# LISTING start

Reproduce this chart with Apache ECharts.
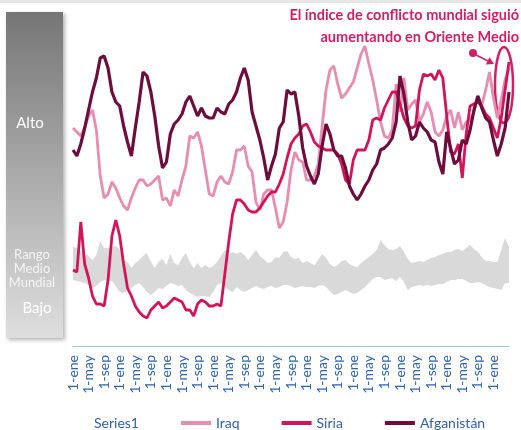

# LISTING end
# LISTING start

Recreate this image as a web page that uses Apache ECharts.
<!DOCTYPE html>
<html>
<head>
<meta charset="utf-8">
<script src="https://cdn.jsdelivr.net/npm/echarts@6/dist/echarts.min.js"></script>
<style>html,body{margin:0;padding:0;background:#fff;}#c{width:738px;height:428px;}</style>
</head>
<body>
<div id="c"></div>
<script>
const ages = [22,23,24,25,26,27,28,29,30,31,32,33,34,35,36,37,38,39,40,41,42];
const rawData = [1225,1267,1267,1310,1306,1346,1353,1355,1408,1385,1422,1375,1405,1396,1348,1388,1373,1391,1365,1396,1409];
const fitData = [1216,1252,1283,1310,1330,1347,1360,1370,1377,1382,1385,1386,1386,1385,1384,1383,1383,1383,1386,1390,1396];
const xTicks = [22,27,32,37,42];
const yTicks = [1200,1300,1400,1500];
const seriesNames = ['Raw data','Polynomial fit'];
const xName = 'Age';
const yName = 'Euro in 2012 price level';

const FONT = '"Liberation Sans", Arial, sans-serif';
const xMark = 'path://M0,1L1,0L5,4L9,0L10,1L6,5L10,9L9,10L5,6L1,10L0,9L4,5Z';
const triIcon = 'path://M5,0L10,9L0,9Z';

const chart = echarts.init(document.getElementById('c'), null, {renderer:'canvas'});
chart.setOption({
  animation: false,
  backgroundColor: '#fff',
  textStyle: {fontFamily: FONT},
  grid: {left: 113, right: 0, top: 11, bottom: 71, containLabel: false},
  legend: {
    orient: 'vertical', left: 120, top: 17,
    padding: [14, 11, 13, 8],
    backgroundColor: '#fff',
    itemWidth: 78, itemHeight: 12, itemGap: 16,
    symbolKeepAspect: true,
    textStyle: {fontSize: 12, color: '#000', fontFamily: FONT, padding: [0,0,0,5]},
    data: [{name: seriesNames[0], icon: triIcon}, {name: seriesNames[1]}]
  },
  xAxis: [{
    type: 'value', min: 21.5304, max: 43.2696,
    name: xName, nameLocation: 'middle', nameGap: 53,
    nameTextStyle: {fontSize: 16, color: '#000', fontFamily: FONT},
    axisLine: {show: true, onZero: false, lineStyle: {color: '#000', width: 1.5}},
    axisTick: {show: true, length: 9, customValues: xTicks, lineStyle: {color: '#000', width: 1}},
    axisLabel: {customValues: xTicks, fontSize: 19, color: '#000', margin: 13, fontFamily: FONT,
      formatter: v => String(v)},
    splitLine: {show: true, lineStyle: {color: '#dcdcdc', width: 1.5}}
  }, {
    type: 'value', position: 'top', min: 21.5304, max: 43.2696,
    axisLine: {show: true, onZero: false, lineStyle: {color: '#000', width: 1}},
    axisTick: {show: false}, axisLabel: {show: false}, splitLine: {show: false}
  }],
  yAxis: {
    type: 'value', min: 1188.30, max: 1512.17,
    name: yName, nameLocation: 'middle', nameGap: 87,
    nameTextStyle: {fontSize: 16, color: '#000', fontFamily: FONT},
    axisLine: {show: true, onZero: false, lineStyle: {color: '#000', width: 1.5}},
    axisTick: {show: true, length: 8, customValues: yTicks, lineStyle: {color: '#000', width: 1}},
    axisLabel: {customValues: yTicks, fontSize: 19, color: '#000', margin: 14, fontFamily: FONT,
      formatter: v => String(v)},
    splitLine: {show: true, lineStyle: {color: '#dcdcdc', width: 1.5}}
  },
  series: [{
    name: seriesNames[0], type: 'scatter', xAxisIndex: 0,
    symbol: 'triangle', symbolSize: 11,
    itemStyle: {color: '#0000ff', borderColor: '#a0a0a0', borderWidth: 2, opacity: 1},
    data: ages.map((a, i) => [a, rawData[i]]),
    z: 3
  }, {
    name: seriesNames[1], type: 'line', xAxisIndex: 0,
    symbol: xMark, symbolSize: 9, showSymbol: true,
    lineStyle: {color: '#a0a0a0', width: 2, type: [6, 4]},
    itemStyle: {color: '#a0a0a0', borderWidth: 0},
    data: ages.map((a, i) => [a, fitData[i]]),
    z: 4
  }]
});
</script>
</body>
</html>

# LISTING end
# LISTING start

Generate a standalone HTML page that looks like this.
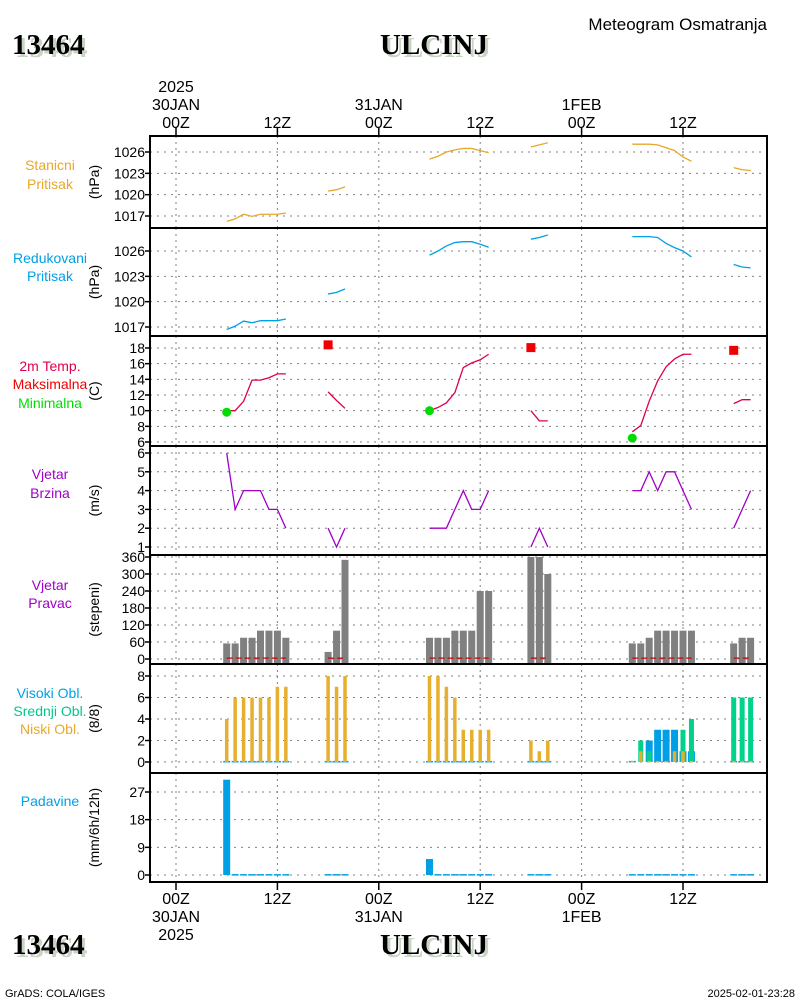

# LISTING end

_TASK_
Copy each line in the data that holds the word "this".

_SOLVED PROBLEM_
Reproduce this chart with Apache ECharts.
Recreate this image as a web page that uses Apache ECharts.
Generate a standalone HTML page that looks like this.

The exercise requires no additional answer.